Die Unterkünfte der Schausteller stehen eng auf eng, kaum ein Meter trennt den einen vom nächsten: „Nachbarschaftsschwierigkeiten wären nicht optimal“, sagt Perz und ist froh, dass alle Rücksicht nehmen. Das bewegte Leben ist für den passionierten Schausteller nach wie vor reizvoll. „Um Ostern herum, mit den ersten Sonnenstrahlen, da zieht es mich unweigerlich raus.“ Aber jetzt, nach einer langen Saison, da freut er sich auf die Wohnung in Sack: „Da ist halt viel mehr Platz. Und es ist schön zu wissen, wo man hingehört.“

Wenn das Zuhause Räder hat

© Hans Joachim Winckler



Kevin Dölle (22) ist sogar in einem Wohnwagen zur Welt gekommen: „Auf der Erlanger Bergkirchweih – am Kindertag“, sagt der junge Mann lachend. Mobil zu sein, sagt ihm zu: „Ich kenne das gar nicht anders.“ Ihm gefällt es, dass „man überall zu Hause ist, egal, wohin man kommt“. Dafür nimmt er gern in Kauf, „vom Waschlappen bis zum Laptop“ alles mitnehmen zu müssen.

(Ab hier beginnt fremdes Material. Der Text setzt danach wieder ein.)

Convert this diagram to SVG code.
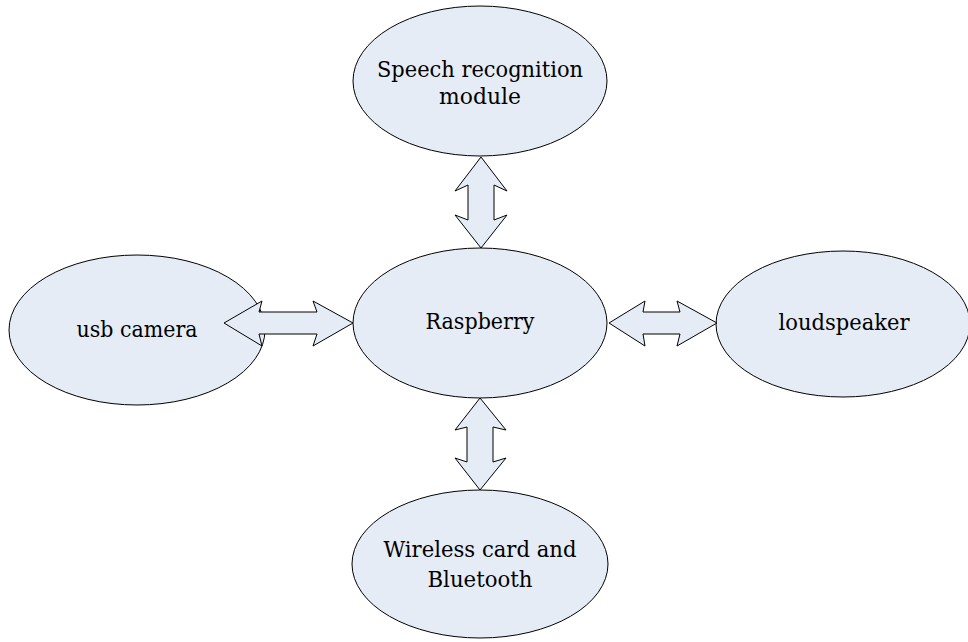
<svg xmlns="http://www.w3.org/2000/svg" width="968" height="642" viewBox="0 0 968 642">
<style>
.n{fill:#e6ecf6;stroke:#000;stroke-width:1}
.a{fill:#e6ecf6;stroke:#000;stroke-width:1;stroke-linejoin:miter}
text{font-family:"DejaVu Serif","Liberation Serif",serif;font-size:23px;fill:#000;text-anchor:middle}
</style>
<rect width="968" height="642" fill="#fff"/>
<g id="speech">
<ellipse class="n" cx="480" cy="81" rx="127" ry="75"/>
<text x="480" y="77" textLength="206" lengthAdjust="spacingAndGlyphs">Speech recognition</text>
<text x="480" y="104" textLength="82" lengthAdjust="spacingAndGlyphs">module</text>
</g>
<g id="raspberry">
<ellipse class="n" cx="480" cy="323" rx="127" ry="75"/>
<text x="480" y="329" textLength="109" lengthAdjust="spacingAndGlyphs">Raspberry</text>
</g>
<g id="usbcamera">
<ellipse class="n" cx="137" cy="330" rx="128" ry="75"/>
<text x="137" y="337" textLength="121" lengthAdjust="spacingAndGlyphs">usb camera</text>
</g>
<g id="loudspeaker">
<ellipse class="n" cx="843" cy="324" rx="127" ry="73"/>
<text x="844" y="330" textLength="131" lengthAdjust="spacingAndGlyphs">loudspeaker</text>
</g>
<g id="wireless">
<ellipse class="n" cx="480" cy="564" rx="128" ry="74"/>
<text x="480" y="557" textLength="193" lengthAdjust="spacingAndGlyphs">Wireless card and</text>
<text x="480" y="587" textLength="105" lengthAdjust="spacingAndGlyphs">Bluetooth</text>
</g>
<g id="connectors">
<polygon class="a" points="481,157 507,191 494,185 494,220 507,215 481,248 455,215 468,220 468,185 455,191"/>
<polygon class="a" points="480,398 506,430 493,427 493,462 506,458 480,490 455,458 467,462 467,427 455,430"/>
<polygon class="a" points="224,323 262,301 259,312 317,312 313,301 353,323 313,346 317,334 259,334 262,346"/>
<polygon class="a" points="609,323 645,301 643,312 680,312 677,301 717,323 677,346 680,334 643,334 645,346"/>
</g>
</svg>
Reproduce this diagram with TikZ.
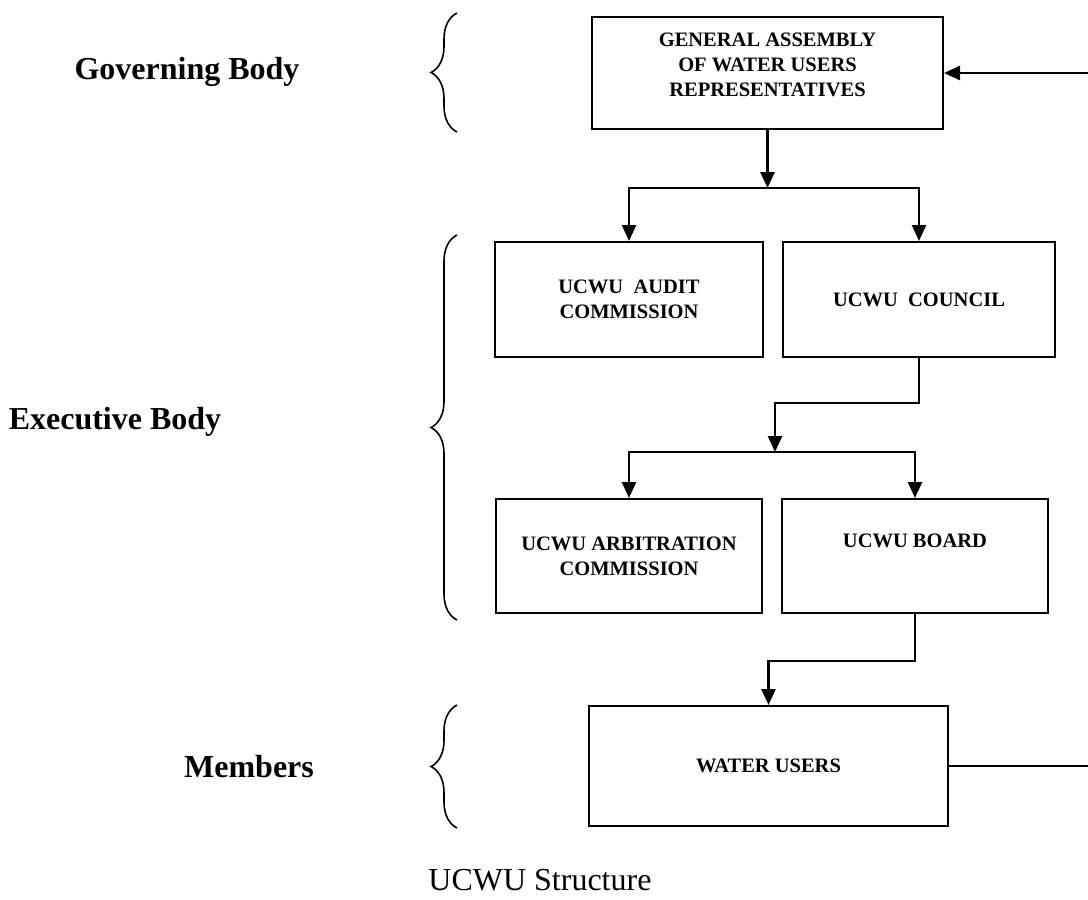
\documentclass[tikz,border=0pt]{standalone}
\usepackage{fontspec}
\setmainfont{Liberation Serif}
\usetikzlibrary{arrows.meta,decorations.pathreplacing}
\begin{document}
\begin{tikzpicture}[
    x=0.5pt, y=-0.5pt,
    box/.style={rectangle, draw=black, line width=1pt, minimum height=57.5pt, align=center, font=\fontsize{10.25pt}{12.5pt}\selectfont\bfseries, inner sep=2pt},
    boxtext/.style={align=center, font=\fontsize{10.25pt}{12.5pt}\selectfont\bfseries, inner sep=0pt},
    arrow/.style={-{Triangle[length=8pt,width=7pt]}, line width=1.3pt},
    bracket/.style={decorate, decoration={brace, amplitude=13pt}, line width=0.8pt},
    side/.style={font=\fontsize{16pt}{19pt}\selectfont\bfseries, anchor=base, inner sep=0pt}
]
\fill[white] (0,0) rectangle (1088,900);
\useasboundingbox (0,0) rectangle (1088,900);

% Governing body
\node[box, minimum width=175.5pt, minimum height=56pt,
      label={[boxtext, name=gatext, yshift=4pt]center:{GENERAL ASSEMBLY\\OF WATER USERS\\REPRESENTATIVES}}] (ga) at (767.5,73) {};

% Executive body
\node[box, minimum width=134pt] (audit) at (629,299.5) {UCWU\ \ AUDIT\\COMMISSION};
\node[box, minimum width=136pt] (council) at (919,299.5) {UCWU\ \ COUNCIL};
\node[box, minimum width=133pt, minimum height=57pt] (arbit) at (629,556) {UCWU ARBITRATION\\COMMISSION};
\node[box, minimum width=133pt, minimum height=57pt,
      label={[boxtext, name=boardtext, yshift=7.5pt]center:{UCWU BOARD}}] (board) at (915,556) {};

% Members
\node[box, minimum width=179.5pt, minimum height=60pt] (users) at (768.5,766) {WATER USERS};

% Junctions
\coordinate (s1) at (ga.south |- 0,188);
\coordinate (k1) at (775,403);
\coordinate (s2) at (775,452);
\coordinate (k2) at (users.north |- 0,661);
\coordinate (fb) at (1094,0);

% Arrows
\draw[arrow] (ga.south) -- (s1);
\draw[arrow] (s1) -| (audit.north);
\draw[arrow] (s1) -| (council.north);
\draw[arrow] (council.south) |- (k1) -- (s2);
\draw[arrow] (s2) -| (arbit.north);
\draw[arrow] (s2) -| (board.north);
\draw[arrow] (board.south) |- (k2) -- (users.north);
\draw[arrow] (users.east) -- (users.east -| fb) |- (ga.east);

% Braces
\draw[bracket] (457,132) -- (457,13);
\draw[bracket] (457,620) -- (457,235);
\draw[bracket] (457,828) -- (457,705);

% Side labels
\node[side] (gov) at (187,79) {Governing Body};
\node[side] (exec) at (115,429) {Executive Body};
\node[side] (mem) at (249,777) {Members};

% Caption
\node[font=\fontsize{16pt}{19pt}\selectfont, anchor=base west, inner sep=0pt] (caption) at (428,890) {UCWU Structure};

\end{tikzpicture}
\end{document}
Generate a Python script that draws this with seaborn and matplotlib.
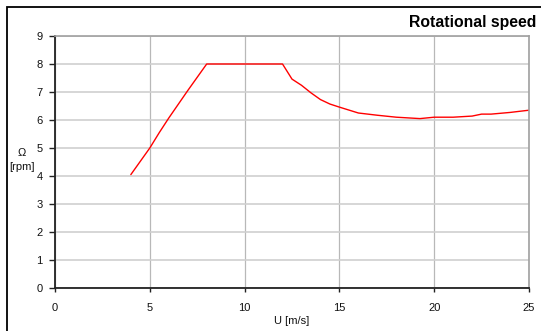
import matplotlib
matplotlib.use("Agg")
import matplotlib.pyplot as plt
from matplotlib.patches import Rectangle
import seaborn as sns
import pandas as pd

# Rotor speed versus wind speed
wind_speed = [4.0, 5.0, 5.5, 6.0, 7.0, 8.0, 9.0, 10.0, 11.0, 12.0, 12.5, 13.0, 13.5,
              14.0, 14.5, 15.0, 16.0, 17.0, 18.0, 19.0, 19.25, 20.0, 21.0, 22.0,
              22.5, 23.0, 24.0, 25.0]
rotor_speed = [4.05, 5.0, 5.55, 6.07, 7.05, 8.0, 8.0, 8.0, 8.0, 8.0, 7.46, 7.24, 6.97,
               6.73, 6.57, 6.46, 6.25, 6.17, 6.10, 6.06, 6.05, 6.10, 6.10, 6.14,
               6.21, 6.21, 6.27, 6.35]

x_ticks = [0, 5, 10, 15, 20, 25]
y_ticks = [0, 1, 2, 3, 4, 5, 6, 7, 8, 9]

df = pd.DataFrame({"U": wind_speed, "Omega": rotor_speed})

sns.set_theme(style="white")
plt.rcParams["font.family"] = ["Liberation Sans", "DejaVu Sans"]

fig = plt.figure(figsize=(5.41, 3.31), dpi=100)
W, H = 541, 331
ax = fig.add_axes([55 / W, 1 - 288 / H, (529 - 55) / W, (288 - 36) / H])

sns.lineplot(data=df, x="U", y="Omega", ax=ax, color="#ff0000", linewidth=1.0,
             estimator=None, sort=False)

ax.set_xlim(0, 25)
ax.set_ylim(0, 9)
ax.set_xticks(x_ticks)
ax.set_yticks(y_ticks)
ax.set_xticklabels([str(t) for t in x_ticks], fontsize=8, color="#111111")
ax.set_yticklabels([str(t) for t in y_ticks], fontsize=8, color="#111111")

ax.grid(True, axis="x", color="#b8b8b8", linewidth=0.9)
ax.grid(True, axis="y", color="#d0d0d0", linewidth=1.2)
ax.set_axisbelow(True)

for side in ("left", "bottom"):
    ax.spines[side].set_color("#222222")
    ax.spines[side].set_linewidth(1.3)
for side in ("top", "right"):
    ax.spines[side].set_color("#a0a0a0")
    ax.spines[side].set_linewidth(1.2)

ax.tick_params(axis="y", which="major", direction="out", length=4, width=1.0,
               color="#222222", pad=5, left=True)
ax.tick_params(axis="x", which="major", direction="out", length=3, width=1.0,
               color="#222222", pad=8, bottom=True)

ax.set_xlabel("U [m/s]", fontsize=8, color="#111111", labelpad=2)
ax.set_ylabel("")
fig.text(22 / W, 1 - 160 / H, "Ω\n[rpm]", fontsize=8, color="#111111",
         ha="center", va="center", linespacing=1.45)

fig.text(536 / W, 1 - 22 / H, "Rotational speed", fontsize=11.3, fontweight="bold",
         color="#000000", ha="right", va="center")

# Outer chart frame
fig.patches.append(Rectangle((7 / W, -0.1), 1.2, 1.1 - 7 / H,
                             transform=fig.transFigure, fill=False,
                             edgecolor="#000000", linewidth=1.3))

fig.savefig("out.png", dpi=100, facecolor="white")
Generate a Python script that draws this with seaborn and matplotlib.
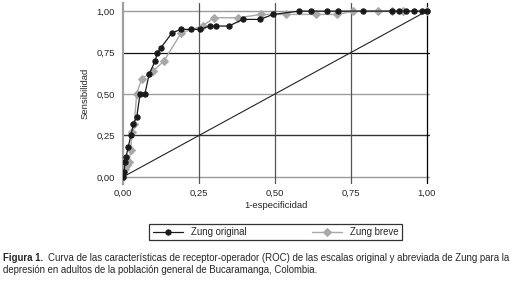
import numpy as np
import pandas as pd
import matplotlib
matplotlib.use("Agg")
import matplotlib.pyplot as plt
import seaborn as sns

# ROC points (1-especificidad, sensibilidad)
fpr_original = [0.0, 0.003, 0.007, 0.010, 0.017, 0.026, 0.034, 0.045, 0.045, 0.056, 0.072,
                0.086, 0.106, 0.113, 0.125, 0.162, 0.192, 0.223, 0.253, 0.286, 0.307, 0.349,
                0.394, 0.451, 0.494, 0.580, 0.618, 0.673, 0.708, 0.790, 0.884, 0.909, 0.933,
                0.958, 0.983, 1.0]
sens_original = [0.0, 0.03, 0.09, 0.12, 0.18, 0.25, 0.32, 0.35, 0.37, 0.50, 0.50,
                 0.62, 0.70, 0.75, 0.78, 0.87, 0.89, 0.89, 0.89, 0.91, 0.91, 0.91,
                 0.95, 0.95, 0.98, 1.0, 1.0, 1.0, 1.0, 1.0, 1.0, 1.0, 1.0,
                 1.0, 1.0, 1.0]

fpr_breve = [0.0, 0.005, 0.012, 0.020, 0.025, 0.030, 0.037, 0.045, 0.061, 0.100, 0.135,
             0.192, 0.262, 0.299, 0.379, 0.455, 0.536, 0.637, 0.706, 0.758, 0.840, 0.884,
             0.922, 1.0]
sens_breve = [0.0, 0.05, 0.07, 0.09, 0.16, 0.27, 0.32, 0.50, 0.59, 0.64, 0.70,
              0.87, 0.91, 0.96, 0.96, 0.98, 0.98, 0.98, 0.98, 1.0, 1.0, 1.0,
              1.0, 1.0]

ticks = [0.0, 0.25, 0.5, 0.75, 1.0]
tick_labels = ["0,00", "0,25", "0,50", "0,75", "1,00"]

df_orig = pd.DataFrame({"x": fpr_original, "y": sens_original})
df_brev = pd.DataFrame({"x": fpr_breve, "y": sens_breve})

sns.set_style("white")
plt.rcParams["font.family"] = ["Liberation Sans", "DejaVu Sans"]

fig = plt.figure(figsize=(5.13, 2.82), dpi=100)
ax = fig.add_axes([0.2398, 0.349, 0.598, 0.641])

# reference diagonal
ax.plot([0, 1], [0, 1], color="#222222", lw=0.8, zorder=2)

sns.lineplot(data=df_brev, x="x", y="y", sort=False, ax=ax, color="#a8a8a8",
             marker="D", markersize=4.2, markeredgecolor="#a8a8a8", lw=1.0,
             label="Zung breve", zorder=4)
sns.lineplot(data=df_orig, x="x", y="y", sort=False, ax=ax, color="#1a1a1a",
             marker="o", markersize=3.8, markeredgecolor="#1a1a1a", lw=0.9,
             label="Zung original", zorder=5)

ax.set_xlim(0, 1.01)
ax.set_ylim(-0.04, 1.05)
ax.set_xticks(ticks)
ax.set_xticklabels(tick_labels)
ax.set_yticks(ticks)
ax.set_yticklabels(tick_labels)
ax.tick_params(axis="y", length=5, width=0.8, color="black", labelsize=6.8, pad=1)
ax.tick_params(axis="x", length=3, width=0.5, color="#bbbbbb", labelsize=6.8, pad=1)

# grid lines with differing tones, as in the scanned original
h_colors = {0.0: "#9a9a9a", 0.25: "#333333", 0.5: "#a0a0a0", 0.75: "#111111", 1.0: "#9a9a9a"}
for yv, c in h_colors.items():
    ax.axhline(yv, xmin=0, xmax=1, color=c, lw=1.0 if c != "#111111" else 0.9, zorder=1)
v_colors = {0.25: "#555555", 0.5: "#555555", 0.75: "#555555", 1.0: "#000000"}
for xv, c in v_colors.items():
    ax.axvline(xv, color=c, lw=0.9, zorder=1)

for s in ["top", "right", "bottom"]:
    ax.spines[s].set_visible(False)
ax.spines["left"].set_color("#a0a0a0")
ax.spines["left"].set_linewidth(1.6)

ax.set_xlabel("1-especificidad", fontsize=6.8, labelpad=2)
ax.set_ylabel("Sensibilidad", fontsize=6.8, labelpad=5)

handles, labels = ax.get_legend_handles_labels()
ax.get_legend().remove()
order = [labels.index("Zung original"), labels.index("Zung breve")]
leg = fig.legend([handles[i] for i in order], [labels[i] for i in order],
                 loc="center", bbox_to_anchor=(0.537, 0.177), ncol=2,
                 fontsize=6.9, frameon=True, fancybox=False, edgecolor="black",
                 columnspacing=6.8, handlelength=3.2, handletextpad=0.8,
                 borderpad=0.35, borderaxespad=0)
leg.get_frame().set_linewidth(0.9)

fig.text(0.006, 0.085, "Figura 1.", fontsize=6.9, fontweight="bold", ha="left", va="center")
fig.text(0.094, 0.085,
         "Curva de las características de receptor-operador (ROC) de las escalas original y abreviada de Zung para la",
         fontsize=6.9, ha="left", va="center")
fig.text(0.006, 0.042, "depresión en adultos de la población general de Bucaramanga, Colombia.",
         fontsize=6.9, ha="left", va="center")

fig.savefig("out.png", dpi=100)
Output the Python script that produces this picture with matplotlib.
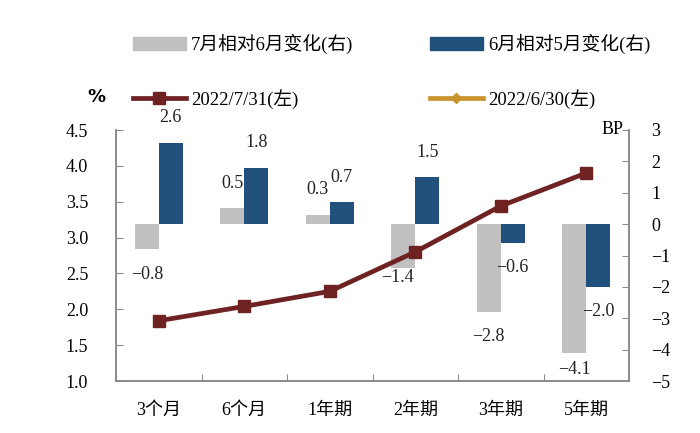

Für seine Verlobte Sabrina Keusch ist diese Erfahrung neu. Die 19-Jährige kommt aus Poppenreuth und weiß inzwischen: „Wenn man aus einem Haus auf so ein paar Quadratmeter zieht, dann fängt man gar nicht erst an, unnötigen Kleinkram zu horten.“ Das sei kein großer Verzicht: „Man benötigt vieles einfach gar nicht.“ Die Beschränkung auf das Wesentliche empfindet sie als Bereicherung: „Das, was man wirklich braucht ist ja da – vom eigenen Bad bis zur Waschmaschine und zum Trockner.“

Gemütlich und praktisch haben sich die beiden eingerichtet. Und problemlos Kompromisse geschlossen: „Als erstes konnte ich mein Mischpult wegräumen“, meint Kevin gutgelaunt, „stattdessen stehen da jetzt Teller und Töpfe.“ Sabrina, die in ihrer Freizeit und in den Ferien fleißig im Familienbetrieb mitmacht, bereitet sich am Helene-Lange-Gymnasium aufs Abi vor. Das Thema ihrer Facharbeit hat sie schon gefunden: „Der Titel soll ,Vom tanzenden Bären zum alten Brathaus – Die Biografie der Familie Dölle‘ heißen“, verrät sie, bevor der kurze Stopp im Wohnwagen vorbei ist und die Arbeit weitergeht.

Heiko Perz kümmert sich inzwischen um Paulo, später wird er mit seiner Frau den Platz an der Kasse tauschen. Sie wird den Sohn dann in sein gemütliches Bett bringen, das im Moment mitten auf der Fürther Kirchweih steht.

Eines, sagt Heiko Perz, kann er sich allerdings beim besten Willen nicht vorstellen: „Urlaub auf dem Campingplatz. Manche machen das ja sogar im Winter. Das wär’ nix für mich“, sagt er grinsend und schließt die Tür seines rollenden Heims hinter sich.